> [SHORT TASK]: Reproduce exactly the lines below, from the first one through the line containing "const tickLen = 7;", and omit any pictures.

> [RECORDED INFORMATION]:
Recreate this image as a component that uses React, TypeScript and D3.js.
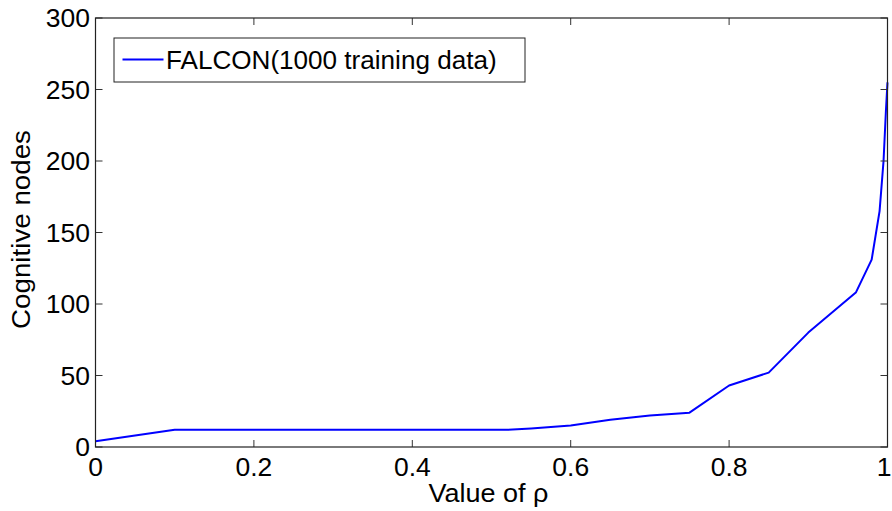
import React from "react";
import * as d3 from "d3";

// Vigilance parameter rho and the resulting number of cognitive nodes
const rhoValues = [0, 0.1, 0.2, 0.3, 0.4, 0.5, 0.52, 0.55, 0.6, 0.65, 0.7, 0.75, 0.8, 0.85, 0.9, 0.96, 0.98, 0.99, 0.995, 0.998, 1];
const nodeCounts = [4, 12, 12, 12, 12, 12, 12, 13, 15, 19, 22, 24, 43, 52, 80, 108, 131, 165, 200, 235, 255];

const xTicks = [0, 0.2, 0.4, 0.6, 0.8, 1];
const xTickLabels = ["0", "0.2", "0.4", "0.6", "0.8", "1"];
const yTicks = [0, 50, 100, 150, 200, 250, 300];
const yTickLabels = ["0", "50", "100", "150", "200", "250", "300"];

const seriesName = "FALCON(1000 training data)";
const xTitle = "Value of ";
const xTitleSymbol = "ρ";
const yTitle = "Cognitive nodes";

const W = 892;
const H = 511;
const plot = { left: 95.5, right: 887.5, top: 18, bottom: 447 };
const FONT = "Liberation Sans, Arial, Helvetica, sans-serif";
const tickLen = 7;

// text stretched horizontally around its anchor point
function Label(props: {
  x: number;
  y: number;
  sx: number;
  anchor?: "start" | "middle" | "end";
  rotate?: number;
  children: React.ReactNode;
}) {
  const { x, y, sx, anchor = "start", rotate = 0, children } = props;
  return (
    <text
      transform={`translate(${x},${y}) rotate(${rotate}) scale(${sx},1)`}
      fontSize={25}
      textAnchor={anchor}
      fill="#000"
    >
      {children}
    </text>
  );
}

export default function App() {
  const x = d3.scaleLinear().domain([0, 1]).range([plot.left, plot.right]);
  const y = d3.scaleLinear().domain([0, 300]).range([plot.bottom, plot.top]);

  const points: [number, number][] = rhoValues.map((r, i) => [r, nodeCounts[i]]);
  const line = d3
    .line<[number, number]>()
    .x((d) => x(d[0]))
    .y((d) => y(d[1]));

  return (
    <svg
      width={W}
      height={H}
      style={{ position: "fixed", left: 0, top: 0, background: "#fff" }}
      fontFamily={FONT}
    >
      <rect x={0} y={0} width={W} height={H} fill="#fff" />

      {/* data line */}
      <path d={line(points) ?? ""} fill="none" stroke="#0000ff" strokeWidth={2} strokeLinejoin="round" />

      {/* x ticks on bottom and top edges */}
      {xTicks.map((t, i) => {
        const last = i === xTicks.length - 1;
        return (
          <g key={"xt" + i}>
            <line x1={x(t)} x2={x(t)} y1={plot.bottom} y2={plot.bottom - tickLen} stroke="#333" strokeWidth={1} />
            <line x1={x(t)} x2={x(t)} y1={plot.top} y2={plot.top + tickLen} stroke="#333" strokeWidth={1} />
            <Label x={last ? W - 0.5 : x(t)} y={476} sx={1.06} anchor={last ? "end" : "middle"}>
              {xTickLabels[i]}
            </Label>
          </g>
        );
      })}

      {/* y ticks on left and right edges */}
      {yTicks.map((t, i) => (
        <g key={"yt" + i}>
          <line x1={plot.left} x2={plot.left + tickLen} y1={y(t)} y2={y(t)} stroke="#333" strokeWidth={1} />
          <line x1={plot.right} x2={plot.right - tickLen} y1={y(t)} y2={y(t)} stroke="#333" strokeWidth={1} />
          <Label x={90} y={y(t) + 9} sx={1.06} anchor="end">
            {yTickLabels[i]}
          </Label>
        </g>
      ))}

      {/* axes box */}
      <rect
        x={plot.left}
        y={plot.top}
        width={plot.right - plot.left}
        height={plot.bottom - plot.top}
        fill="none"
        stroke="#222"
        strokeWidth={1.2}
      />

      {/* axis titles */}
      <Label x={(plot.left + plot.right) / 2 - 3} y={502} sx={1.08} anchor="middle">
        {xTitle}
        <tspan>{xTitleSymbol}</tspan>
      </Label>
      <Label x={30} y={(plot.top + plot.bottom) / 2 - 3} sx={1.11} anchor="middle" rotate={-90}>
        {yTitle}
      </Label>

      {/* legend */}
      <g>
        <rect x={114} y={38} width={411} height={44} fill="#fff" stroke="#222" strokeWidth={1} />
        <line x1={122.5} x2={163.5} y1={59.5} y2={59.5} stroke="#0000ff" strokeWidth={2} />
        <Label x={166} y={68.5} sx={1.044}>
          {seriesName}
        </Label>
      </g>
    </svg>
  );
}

> [SOLVED EXERCISE]:
Recreate this image as a component that uses React, TypeScript and D3.js.
import React from "react";
import * as d3 from "d3";

// Vigilance parameter rho and the resulting number of cognitive nodes
const rhoValues = [0, 0.1, 0.2, 0.3, 0.4, 0.5, 0.52, 0.55, 0.6, 0.65, 0.7, 0.75, 0.8, 0.85, 0.9, 0.96, 0.98, 0.99, 0.995, 0.998, 1];
const nodeCounts = [4, 12, 12, 12, 12, 12, 12, 13, 15, 19, 22, 24, 43, 52, 80, 108, 131, 165, 200, 235, 255];

const xTicks = [0, 0.2, 0.4, 0.6, 0.8, 1];
const xTickLabels = ["0", "0.2", "0.4", "0.6", "0.8", "1"];
const yTicks = [0, 50, 100, 150, 200, 250, 300];
const yTickLabels = ["0", "50", "100", "150", "200", "250", "300"];

const seriesName = "FALCON(1000 training data)";
const xTitle = "Value of ";
const xTitleSymbol = "ρ";
const yTitle = "Cognitive nodes";

const W = 892;
const H = 511;
const plot = { left: 95.5, right: 887.5, top: 18, bottom: 447 };
const FONT = "Liberation Sans, Arial, Helvetica, sans-serif";
const tickLen = 7;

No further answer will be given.